Exercise details:
Each entry below is to be given again word for word, with no pictures.

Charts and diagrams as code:

######

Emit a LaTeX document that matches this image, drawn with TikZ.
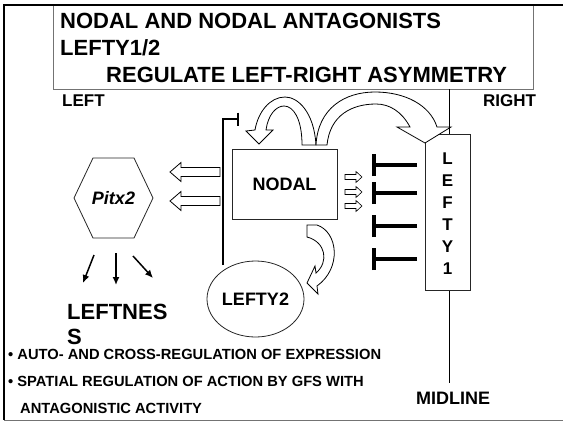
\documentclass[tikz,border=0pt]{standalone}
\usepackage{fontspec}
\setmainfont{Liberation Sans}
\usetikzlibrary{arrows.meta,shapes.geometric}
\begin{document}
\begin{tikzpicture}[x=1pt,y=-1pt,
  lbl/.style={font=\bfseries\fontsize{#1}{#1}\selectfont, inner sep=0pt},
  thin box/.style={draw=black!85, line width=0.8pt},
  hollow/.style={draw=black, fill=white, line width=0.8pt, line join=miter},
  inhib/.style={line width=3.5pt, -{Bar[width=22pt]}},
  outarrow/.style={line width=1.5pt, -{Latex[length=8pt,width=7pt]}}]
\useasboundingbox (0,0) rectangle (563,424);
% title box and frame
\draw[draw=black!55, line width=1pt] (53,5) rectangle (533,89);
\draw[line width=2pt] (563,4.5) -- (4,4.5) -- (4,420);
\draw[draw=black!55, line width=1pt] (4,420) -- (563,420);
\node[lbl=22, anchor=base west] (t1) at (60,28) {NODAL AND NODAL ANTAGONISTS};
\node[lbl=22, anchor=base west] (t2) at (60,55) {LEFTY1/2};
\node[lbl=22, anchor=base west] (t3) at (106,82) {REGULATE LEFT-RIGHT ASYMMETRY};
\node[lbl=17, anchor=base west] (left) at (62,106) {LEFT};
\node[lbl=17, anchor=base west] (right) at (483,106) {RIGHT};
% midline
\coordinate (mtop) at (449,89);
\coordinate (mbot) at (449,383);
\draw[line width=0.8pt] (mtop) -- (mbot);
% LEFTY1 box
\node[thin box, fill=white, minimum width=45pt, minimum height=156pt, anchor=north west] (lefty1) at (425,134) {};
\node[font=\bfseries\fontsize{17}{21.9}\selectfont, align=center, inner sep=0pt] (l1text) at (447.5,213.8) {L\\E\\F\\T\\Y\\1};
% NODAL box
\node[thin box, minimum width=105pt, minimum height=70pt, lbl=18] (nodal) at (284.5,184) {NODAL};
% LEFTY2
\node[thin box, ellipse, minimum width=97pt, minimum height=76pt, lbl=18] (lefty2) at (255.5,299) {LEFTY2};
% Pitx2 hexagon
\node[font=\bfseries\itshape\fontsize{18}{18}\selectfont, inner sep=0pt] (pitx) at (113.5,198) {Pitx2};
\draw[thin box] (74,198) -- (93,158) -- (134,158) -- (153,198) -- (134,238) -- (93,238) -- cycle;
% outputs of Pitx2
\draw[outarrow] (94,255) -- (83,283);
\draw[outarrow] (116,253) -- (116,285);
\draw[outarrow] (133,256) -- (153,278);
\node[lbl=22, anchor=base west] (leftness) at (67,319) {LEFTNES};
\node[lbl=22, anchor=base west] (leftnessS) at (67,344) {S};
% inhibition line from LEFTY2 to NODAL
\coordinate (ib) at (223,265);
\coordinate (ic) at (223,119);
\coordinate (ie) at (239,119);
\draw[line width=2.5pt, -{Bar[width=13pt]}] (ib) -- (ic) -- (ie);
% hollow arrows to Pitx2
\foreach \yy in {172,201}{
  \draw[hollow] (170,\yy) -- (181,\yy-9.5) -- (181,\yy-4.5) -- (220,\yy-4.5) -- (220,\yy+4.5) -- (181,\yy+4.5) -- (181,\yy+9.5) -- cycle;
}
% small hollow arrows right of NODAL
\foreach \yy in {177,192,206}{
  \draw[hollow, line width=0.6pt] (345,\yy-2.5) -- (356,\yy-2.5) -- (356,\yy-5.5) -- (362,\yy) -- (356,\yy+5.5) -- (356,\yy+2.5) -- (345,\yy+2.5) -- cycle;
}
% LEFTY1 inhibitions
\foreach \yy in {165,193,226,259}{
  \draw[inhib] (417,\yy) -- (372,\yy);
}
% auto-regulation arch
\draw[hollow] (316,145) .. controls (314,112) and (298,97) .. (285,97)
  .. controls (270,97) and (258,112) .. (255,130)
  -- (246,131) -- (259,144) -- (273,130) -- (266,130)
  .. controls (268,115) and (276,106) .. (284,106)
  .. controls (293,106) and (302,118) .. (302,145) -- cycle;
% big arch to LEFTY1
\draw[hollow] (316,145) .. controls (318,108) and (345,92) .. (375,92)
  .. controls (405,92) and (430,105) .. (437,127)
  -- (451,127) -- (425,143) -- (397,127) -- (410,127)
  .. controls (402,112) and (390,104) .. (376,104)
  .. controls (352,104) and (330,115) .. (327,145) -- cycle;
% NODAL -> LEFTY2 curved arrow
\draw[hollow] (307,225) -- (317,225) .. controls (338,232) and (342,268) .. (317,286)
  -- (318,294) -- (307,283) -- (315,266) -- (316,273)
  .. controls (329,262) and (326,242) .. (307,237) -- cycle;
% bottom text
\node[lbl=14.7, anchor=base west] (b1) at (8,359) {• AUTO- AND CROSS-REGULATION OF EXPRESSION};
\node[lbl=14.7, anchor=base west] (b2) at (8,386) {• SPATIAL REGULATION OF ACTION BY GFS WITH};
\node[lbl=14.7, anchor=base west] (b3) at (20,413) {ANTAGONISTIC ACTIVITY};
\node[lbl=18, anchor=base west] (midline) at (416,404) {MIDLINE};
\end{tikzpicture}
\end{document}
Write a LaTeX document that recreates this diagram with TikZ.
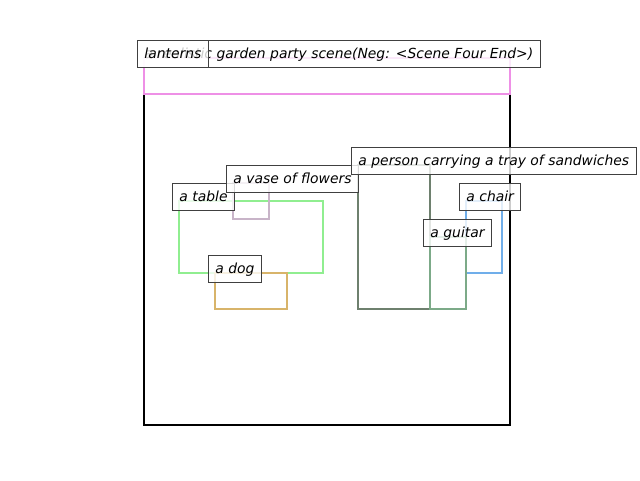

######

Final result:
Emit a LaTeX document that matches this image, drawn with TikZ.
\documentclass[tikz,border=0pt]{standalone}
\usepackage{fontspec}
\setmainfont{Liberation Sans}
\usetikzlibrary{arrows.meta,shapes.geometric}
\begin{document}
\begin{tikzpicture}[x=1pt,y=-1pt,
  lbl/.style={font=\bfseries\fontsize{#1}{#1}\selectfont, inner sep=0pt},
  thin box/.style={draw=black!85, line width=0.8pt},
  hollow/.style={draw=black, fill=white, line width=0.8pt, line join=miter},
  inhib/.style={line width=3.5pt, -{Bar[width=22pt]}},
  outarrow/.style={line width=1.5pt, -{Latex[length=8pt,width=7pt]}}]
\useasboundingbox (0,0) rectangle (563,424);
% title box and frame
\draw[draw=black!55, line width=1pt] (53,5) rectangle (533,89);
\draw[line width=2pt] (563,4.5) -- (4,4.5) -- (4,420);
\draw[draw=black!55, line width=1pt] (4,420) -- (563,420);
\node[lbl=22, anchor=base west] (t1) at (60,28) {NODAL AND NODAL ANTAGONISTS};
\node[lbl=22, anchor=base west] (t2) at (60,55) {LEFTY1/2};
\node[lbl=22, anchor=base west] (t3) at (106,82) {REGULATE LEFT-RIGHT ASYMMETRY};
\node[lbl=17, anchor=base west] (left) at (62,106) {LEFT};
\node[lbl=17, anchor=base west] (right) at (483,106) {RIGHT};
% midline
\coordinate (mtop) at (449,89);
\coordinate (mbot) at (449,383);
\draw[line width=0.8pt] (mtop) -- (mbot);
% LEFTY1 box
\node[thin box, fill=white, minimum width=45pt, minimum height=156pt, anchor=north west] (lefty1) at (425,134) {};
\node[font=\bfseries\fontsize{17}{21.9}\selectfont, align=center, inner sep=0pt] (l1text) at (447.5,213.8) {L\\E\\F\\T\\Y\\1};
% NODAL box
\node[thin box, minimum width=105pt, minimum height=70pt, lbl=18] (nodal) at (284.5,184) {NODAL};
% LEFTY2
\node[thin box, ellipse, minimum width=97pt, minimum height=76pt, lbl=18] (lefty2) at (255.5,299) {LEFTY2};
% Pitx2 hexagon
\node[font=\bfseries\itshape\fontsize{18}{18}\selectfont, inner sep=0pt] (pitx) at (113.5,198) {Pitx2};
\draw[thin box] (74,198) -- (93,158) -- (134,158) -- (153,198) -- (134,238) -- (93,238) -- cycle;
% outputs of Pitx2
\draw[outarrow] (94,255) -- (83,283);
\draw[outarrow] (116,253) -- (116,285);
\draw[outarrow] (133,256) -- (153,278);
\node[lbl=22, anchor=base west] (leftness) at (67,319) {LEFTNES};
\node[lbl=22, anchor=base west] (leftnessS) at (67,344) {S};
% inhibition line from LEFTY2 to NODAL
\coordinate (ib) at (223,265);
\coordinate (ic) at (223,119);
\coordinate (ie) at (239,119);
\draw[line width=2.5pt, -{Bar[width=13pt]}] (ib) -- (ic) -- (ie);
% hollow arrows to Pitx2
\foreach \yy in {172,201}{
  \draw[hollow] (170,\yy) -- (181,\yy-9.5) -- (181,\yy-4.5) -- (220,\yy-4.5) -- (220,\yy+4.5) -- (181,\yy+4.5) -- (181,\yy+9.5) -- cycle;
}
% small hollow arrows right of NODAL
\foreach \yy in {177,192,206}{
  \draw[hollow, line width=0.6pt] (345,\yy-2.5) -- (356,\yy-2.5) -- (356,\yy-5.5) -- (362,\yy) -- (356,\yy+5.5) -- (356,\yy+2.5) -- (345,\yy+2.5) -- cycle;
}
% LEFTY1 inhibitions
\foreach \yy in {165,193,226,259}{
  \draw[inhib] (417,\yy) -- (372,\yy);
}
% auto-regulation arch
\draw[hollow] (316,145) .. controls (314,112) and (298,97) .. (285,97)
  .. controls (270,97) and (258,112) .. (255,130)
  -- (246,131) -- (259,144) -- (273,130) -- (266,130)
  .. controls (268,115) and (276,106) .. (284,106)
  .. controls (293,106) and (302,118) .. (302,145) -- cycle;
% big arch to LEFTY1
\draw[hollow] (316,145) .. controls (318,108) and (345,92) .. (375,92)
  .. controls (405,92) and (430,105) .. (437,127)
  -- (451,127) -- (425,143) -- (397,127) -- (410,127)
  .. controls (402,112) and (390,104) .. (376,104)
  .. controls (352,104) and (330,115) .. (327,145) -- cycle;
% NODAL -> LEFTY2 curved arrow
\draw[hollow] (307,225) -- (317,225) .. controls (338,232) and (342,268) .. (317,286)
  -- (318,294) -- (307,283) -- (315,266) -- (316,273)
  .. controls (329,262) and (326,242) .. (307,237) -- cycle;
% bottom text
\node[lbl=14.7, anchor=base west] (b1) at (8,359) {• AUTO- AND CROSS-REGULATION OF EXPRESSION};
\node[lbl=14.7, anchor=base west] (b2) at (8,386) {• SPATIAL REGULATION OF ACTION BY GFS WITH};
\node[lbl=14.7, anchor=base west] (b3) at (20,413) {ANTAGONISTIC ACTIVITY};
\node[lbl=18, anchor=base west] (midline) at (416,404) {MIDLINE};
\end{tikzpicture}
\end{document}
Write a LaTeX document that recreates this diagram with TikZ.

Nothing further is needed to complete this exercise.